Limitations & Future Work¶
- The current theory assumes bounded \(\mu, \sigma\) and \(u_\theta\in C^{1,2}\); for practical fully-coupled FBSDE and PIDE with unbounded coefficients/jump processes, theoretical guarantees are only partially covered (explicitly acknowledged in the paper).
- The algorithm requires \(M_1+M_2\) independent Brownian increments per step (default 10), compared to 1 for EM-BSDE; batched implementation needs \(10\times\) more tensor memory, which may be a bottleneck for large \(d\) or batch size.
- Experiments only go up to \(d\sim 100\); there is no complete ablation for truly large-scale (\(d>1000\)) PDE solvers.
- Lacks comparison with modern SOTA such as forward-backward dual-network methods (separate networks per step).
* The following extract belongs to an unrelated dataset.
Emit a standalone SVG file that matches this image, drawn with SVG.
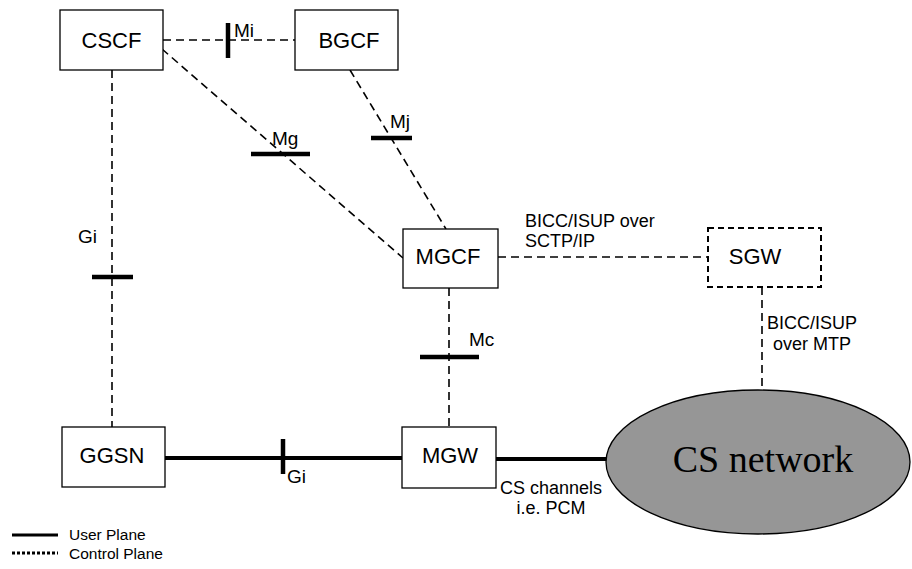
<svg xmlns="http://www.w3.org/2000/svg" width="912" height="569" viewBox="0 0 912 569">
<style>
.node{fill:#fff;stroke:#000;stroke-width:1.3}
.dnode{fill:#fff;stroke:#000;stroke-width:2;stroke-dasharray:6 4}
.nl{font-family:"Liberation Sans",Arial,sans-serif;font-size:22px;fill:#000;text-anchor:middle}
.il{font-family:"Liberation Sans",Arial,sans-serif;font-size:19px;fill:#000}
.sl{font-family:"Liberation Sans",Arial,sans-serif;font-size:18px;fill:#000}
.lg{font-family:"Liberation Sans",Arial,sans-serif;font-size:15.5px;fill:#000}
.ctl{fill:none;stroke:#000;stroke-width:1.6;stroke-dasharray:8 5}
.usr{fill:none;stroke:#000;stroke-width:4}
.bar{stroke:#000;stroke-width:4.5}
</style>
<g id="connectors">
<line class="ctl" x1="163" y1="40" x2="295" y2="40"/>
<line class="ctl" x1="162" y1="49" x2="403" y2="258"/>
<line class="ctl" x1="350" y1="70" x2="446" y2="229"/>
<line class="ctl" x1="112" y1="70" x2="112" y2="427"/>
<line class="ctl" x1="498" y1="257" x2="708" y2="257"/>
<line class="ctl" x1="449" y1="288" x2="449" y2="427"/>
<line class="ctl" x1="762" y1="287" x2="762" y2="391"/>
<line class="usr" x1="165" y1="458" x2="402" y2="458"/>
<line class="usr" x1="496" y1="459" x2="608" y2="459"/>
<line class="bar" x1="228" y1="23" x2="228" y2="58"/>
<line class="bar" x1="251" y1="154" x2="310" y2="154"/>
<line class="bar" x1="371" y1="138" x2="412" y2="138"/>
<line class="bar" x1="420" y1="357" x2="479" y2="357"/>
<line class="bar" x1="92" y1="277" x2="133" y2="277"/>
<line class="bar" x1="283" y1="439" x2="283" y2="474"/>
<text class="il" x="234" y="37">Mi</text>
<text class="il" x="272" y="145">Mg</text>
<text class="il" x="390" y="128">Mj</text>
<text class="il" x="469" y="346">Mc</text>
<text class="il" x="78" y="243">Gi</text>
<text class="il" x="287" y="483">Gi</text>
<text class="sl" x="525" y="227">BICC/ISUP over</text>
<text class="sl" x="525" y="247">SCTP/IP</text>
<text class="sl" x="812" y="329" text-anchor="middle">BICC/ISUP</text>
<text class="sl" x="812" y="350" text-anchor="middle">over MTP</text>
<text class="sl" x="551" y="494" text-anchor="middle">CS channels</text>
<text class="sl" x="551" y="514" text-anchor="middle">i.e. PCM</text>
</g>
<g id="CSCF"><rect class="node" x="60" y="10" width="103" height="60"/><text class="nl" x="111.5" y="48">CSCF</text></g>
<g id="BGCF"><rect class="node" x="295" y="10" width="103" height="60"/><text class="nl" x="349" y="48">BGCF</text></g>
<g id="MGCF"><rect class="node" x="403" y="229" width="95" height="59"/><text class="nl" x="448" y="264">MGCF</text></g>
<g id="SGW"><rect class="dnode" x="708" y="228" width="113" height="59"/><text class="nl" x="755" y="264">SGW</text></g>
<g id="GGSN"><rect class="node" x="62" y="427" width="103" height="60"/><text class="nl" x="112" y="463">GGSN</text></g>
<g id="MGW"><rect class="node" x="402" y="427" width="94" height="61"/><text class="nl" x="450" y="463">MGW</text></g>
<g id="CSnetwork"><ellipse cx="758" cy="462" rx="152" ry="72" fill="#969696" stroke="#000" stroke-width="1.3"/><text x="763" y="472" text-anchor="middle" font-family="'Liberation Serif','Times New Roman',serif" font-size="38" fill="#000">CS network</text></g>
<g id="legend">
<line x1="12" y1="535" x2="58" y2="535" stroke="#000" stroke-width="3"/>
<line x1="12" y1="553" x2="58" y2="553" stroke="#000" stroke-width="3" stroke-dasharray="3 2"/>
<text class="lg" x="69" y="540">User Plane</text>
<text class="lg" x="69" y="559">Control Plane</text>
</g>
</svg>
- Extension to adaptive time-stepping for complex dynamics is listed as future work; currently, fixed \(\Delta t\) may be sub-optimal for stiff/multi-scale PDEs.
Related Work & Insights¶
- vs EM-BSDE (Raissi 2024): Base method; Un-EM removes its bias via randomized product, with only 79% more time.
- vs Heun-BSDE (Park & Tu 2025): Also unbiased, but Heun requires Hessians and is 42.91× slower; Un-EM is completely Hessian-free.
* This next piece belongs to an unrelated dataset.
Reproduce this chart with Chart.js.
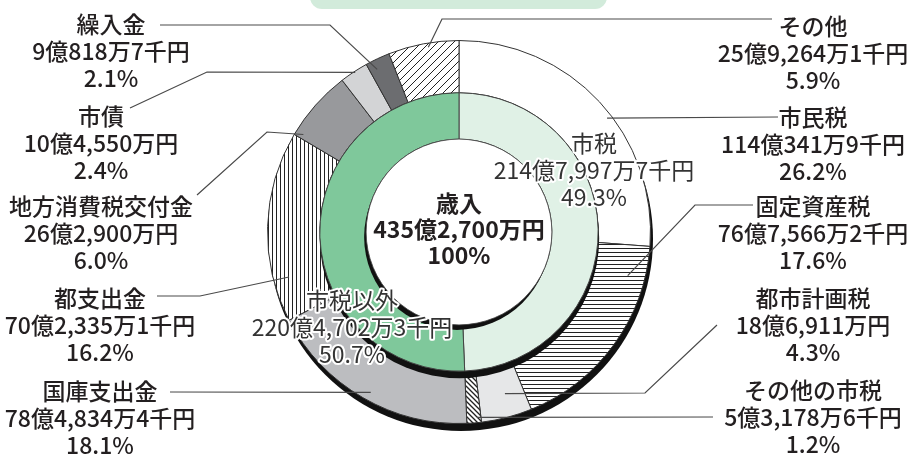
<!DOCTYPE html>
<html><head><meta charset="utf-8">
<script src="https://cdn.jsdelivr.net/npm/chart.js@4/dist/chart.umd.min.js"></script>
<style>html,body{margin:0;padding:0;background:#fff;overflow:hidden}</style>
</head><body>
<canvas id="c" width="912" height="457" style="width:912px;height:457px;display:block"></canvas>
<script>
// ---- data (amounts in 千円) ----
const outerCategories = ['市民税','固定資産税','都市計画税','その他の市税','国庫支出金','都支出金','地方消費税交付金','市債','繰入金','その他'];
const outerAmounts = [11403419, 7675662, 1869110, 531786, 7848344, 7023351, 2629000, 1045500, 908187, 2592641];
const outerAmountLabels = ['114億341万9千円','76億7,566万2千円','18億6,911万円','5億3,178万6千円','78億4,834万4千円','70億2,335万1千円','26億2,900万円','10億4,550万円','9億818万7千円','25億9,264万1千円'];
const outerPercentLabels = ['26.2%','17.6%','4.3%','1.2%','18.1%','16.2%','6.0%','2.4%','2.1%','5.9%'];
const innerCategories = ['市税','市税以外'];
const innerAmounts = [21479977, 22047023];
const innerAmountLabels = ['214億7,997万7千円','220億4,702万3千円'];
const innerPercentLabels = ['49.3%','50.7%'];
const totalLabel = ['歳入','435億2,700万円','100%'];

// ---- styles ----
const FONT = '"Noto Sans CJK JP","Noto Sans",sans-serif';
const TXT = '#231f20';
function makePattern(kind){
  const s = kind==='h'||kind==='v' ? 4 : (kind==='/' ? 8 : 5);
  const c = document.createElement('canvas'); c.width=s; c.height=s;
  const g = c.getContext('2d');
  g.fillStyle='#fff'; g.fillRect(0,0,s,s);
  g.strokeStyle='#222'; g.lineWidth = kind==='\\' ? 1.3 : 1;
  g.beginPath();
  if(kind==='h'){ g.moveTo(0,0.5); g.lineTo(s,0.5); }
  else if(kind==='v'){ g.moveTo(0.5,0); g.lineTo(0.5,s); }
  else if(kind==='/'){ g.moveTo(-1,s+1); g.lineTo(s+1,-1); g.moveTo(-1,1); g.lineTo(1,-1); g.moveTo(s-1,s+1); g.lineTo(s+1,s-1); }
  else { g.moveTo(-1,-1); g.lineTo(s+1,s+1); g.moveTo(s-1,-1); g.lineTo(s+1,1); g.moveTo(-1,s-1); g.lineTo(1,s+1); }
  g.stroke();
  return g.createPattern(c,'repeat');
}
const outerColors = ['#ffffff', makePattern('h'), '#e6e7e8', makePattern('\\'), '#bcbdc0', makePattern('v'), '#98999c', '#d3d4d6', '#6c6d70', makePattern('/')];
const innerColors = ['#e0f1e6', '#7fc89b'];

// label layout: t = position along slice, u = position across ring, path = leader points, x/y = text
const outerLayout = [
  {t:.556,u:.91, path:[[778,117]], x:813, y:117},
  {t:.16, u:.67, path:[[695,205],[753,205]], x:813, y:206},
  {t:.41, u:.55, path:[[645,393],[717,325]], x:813, y:298},
  {t:.27, u:.9,  path:[[713,417]], x:813, y:390},
  {t:.48, u:.84, path:[[170,392]], x:100, y:391},
  {t:.217,u:.7,  path:[[200,296],[157,296]], x:100, y:298},
  {t:.065,u:.85, path:[[267,132],[197,195]], x:101, y:206},
  {t:.53, u:.98, path:[[207,72],[130,108]], x:101, y:116},
  {t:.3,  u:.82, path:[[330,25],[160,25]], x:111, y:24},
  {t:.56, u:.92, path:[[442,19],[772,19]], x:813, y:26}
];
const innerLayout = [{x:594,y:143},{x:352,y:300}];
const LH = 27;

const stackPlugin = {
  id:'stack3d',
  beforeDraw(chart){
    const ctx = chart.ctx;
    ctx.save();
    ctx.fillStyle = '#d2ebdb';
    ctx.beginPath(); ctx.roundRect(310,-30,297,39,12); ctx.fill();
    ctx.restore();
  },
  beforeDatasetsDraw(chart){
    const ctx = chart.ctx;
    const m0 = chart.getDatasetMeta(0), m1 = chart.getDatasetMeta(1);
    const a0 = m0.data[0], a1 = m1.data[0];
    const cx=a0.x, cy=a0.y, R0=a0.outerRadius, R1=a1.outerRadius, r1=a1.innerRadius;
    const disc=(x,y,r,col)=>{ctx.beginPath();ctx.arc(x,y,r,0,Math.PI*2);ctx.fillStyle=col;ctx.fill();};
    ctx.save(); disc(cx+2, cy+7, R0+0.5, '#111'); ctx.restore();
    m0.controller.draw();
    ctx.save(); disc(cx+0.5, cy+6.5, R1+0.5, '#111'); ctx.restore();
    m1.controller.draw();
    ctx.save();
    disc(cx-2, cy+5, r1, '#111');
    disc(cx, cy, r1, '#fff');
    ctx.beginPath(); ctx.arc(cx,cy,r1,0,Math.PI*2); ctx.strokeStyle='#444'; ctx.lineWidth=0.8; ctx.stroke();
    ctx.restore();
    return false;
  },
  afterDraw(chart){
    const ctx = chart.ctx;
    const m0 = chart.getDatasetMeta(0);
    ctx.save();
    // leader lines
    m0.data.forEach((arc,i)=>{
      const L = outerLayout[i];
      const ang = arc.startAngle + L.t*(arc.endAngle-arc.startAngle);
      const rad = arc.innerRadius + L.u*(arc.outerRadius-arc.innerRadius);
      ctx.beginPath();
      ctx.moveTo(arc.x + rad*Math.cos(ang), arc.y + rad*Math.sin(ang));
      L.path.forEach(p=>ctx.lineTo(p[0],p[1]));
      ctx.strokeStyle='#4a4a4a'; ctx.lineWidth=1.2; ctx.stroke();
    });
    // outer labels
    ctx.textAlign='center'; ctx.textBaseline='middle';
    ctx.font = '500 23px '+FONT; ctx.fillStyle = TXT;
    outerCategories.forEach((name,i)=>{
      const L = outerLayout[i];
      ctx.fillText(name, L.x, L.y);
      ctx.fillText(outerAmountLabels[i], L.x, L.y+LH);
      ctx.fillText(outerPercentLabels[i], L.x, L.y+2*LH);
    });
    // inner labels with halo
    ctx.lineJoin='round';
    ctx.font = '23px '+FONT;
    innerCategories.forEach((name,i)=>{
      const L = innerLayout[i];
      [name, innerAmountLabels[i], innerPercentLabels[i]].forEach((s,k)=>{
        ctx.strokeStyle='#fff'; ctx.lineWidth=4; ctx.strokeText(s, L.x, L.y+k*LH);
        ctx.fillStyle='#333'; ctx.fillText(s, L.x, L.y+k*LH);
      });
    });
    // center
    const a = m0.data[0];
    ctx.font = 'bold 23px '+FONT; ctx.fillStyle = TXT;
    totalLabel.forEach((s,k)=>ctx.fillText(s, a.x, a.y - 29 + k*26));
    ctx.restore();
  }
};

new Chart(document.getElementById('c'), {
  type:'doughnut',
  data:{
    labels: outerCategories,
    datasets:[
      {data: outerAmounts, backgroundColor: outerColors, borderColor:'#333', borderWidth:1, weight:52},
      {data: innerAmounts, backgroundColor: innerColors, borderColor:'#444', borderWidth:1, weight:46}
    ]
  },
  options:{
    responsive:false, animation:false, devicePixelRatio:1,
    cutout:'48.5%',
    layout:{padding:{left:267,right:261,top:40,bottom:33}},
    plugins:{legend:{display:false}, tooltip:{enabled:false}}
  },
  plugins:[stackPlugin]
});
</script>
</body></html>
- vs Shotgun (Xu & Zhang 2025): Shotgun reduces bias to \(1/M\) but does not eliminate it; Un-EM wrapper applied to Shotgun immediately debiases it.
- vs FS-PINNs (Park & Tu 2025): FS-PINNs directly minimize the squared PDE residual sampled along SDE trajectories, unbiased but require Hessians; Un-EM achieves similar accuracy via BSDE-style single-step loss without Hessians.
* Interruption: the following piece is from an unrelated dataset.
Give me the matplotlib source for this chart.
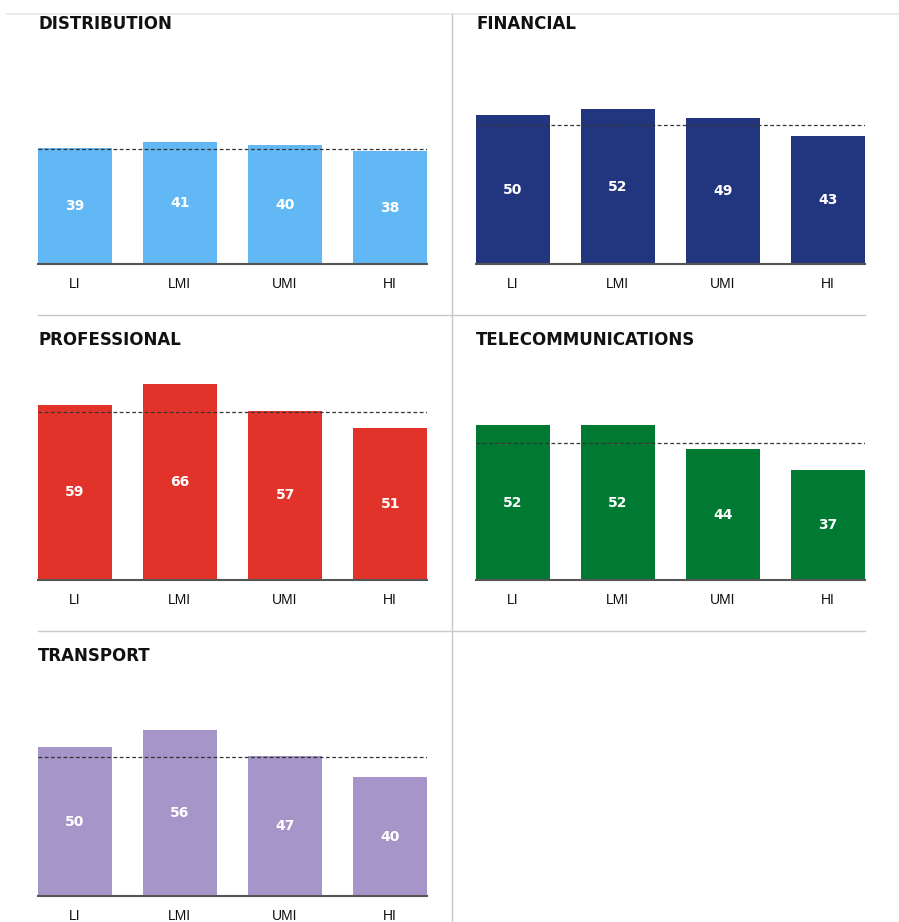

- vs Hu et al. (2025) bias-variance trade-off PINNs: Similar idea (independent samples form product to debias); this paper specializes and extends this idea within the BSDE framework.
- Insights: (a) Sample-splitting may also debias other stochastic losses (e.g., contrastive learning, scoring rules); (b) The trick of "splitting noise into two independent groups" may also remove bootstrap bias in RL value estimation.
Rating¶
- Novelty: ⭐⭐⭐⭐ Application of sample-splitting within BSDE loss is a clear and nontrivial contribution, though sample-splitting itself is a classic idea.
- Experimental Thoroughness: ⭐⭐⭐⭐ 5 standard PDEs + 2 complex extensions (BZ, PIDE) + wrapper generalization experiments, very comprehensive.
- Writing Quality: ⭐⭐⭐⭐⭐ The "unbiased + 2nd-order-free + time" comparison table in Table 1 makes the contribution immediately clear; Lemma/Theorem numbering is clear.
- Value: ⭐⭐⭐⭐⭐ Heun-BSDE's 42.91× slowdown limits its practical value; Un-EM brings unbiased BSDE back to EM-level training cost, a directly usable advance.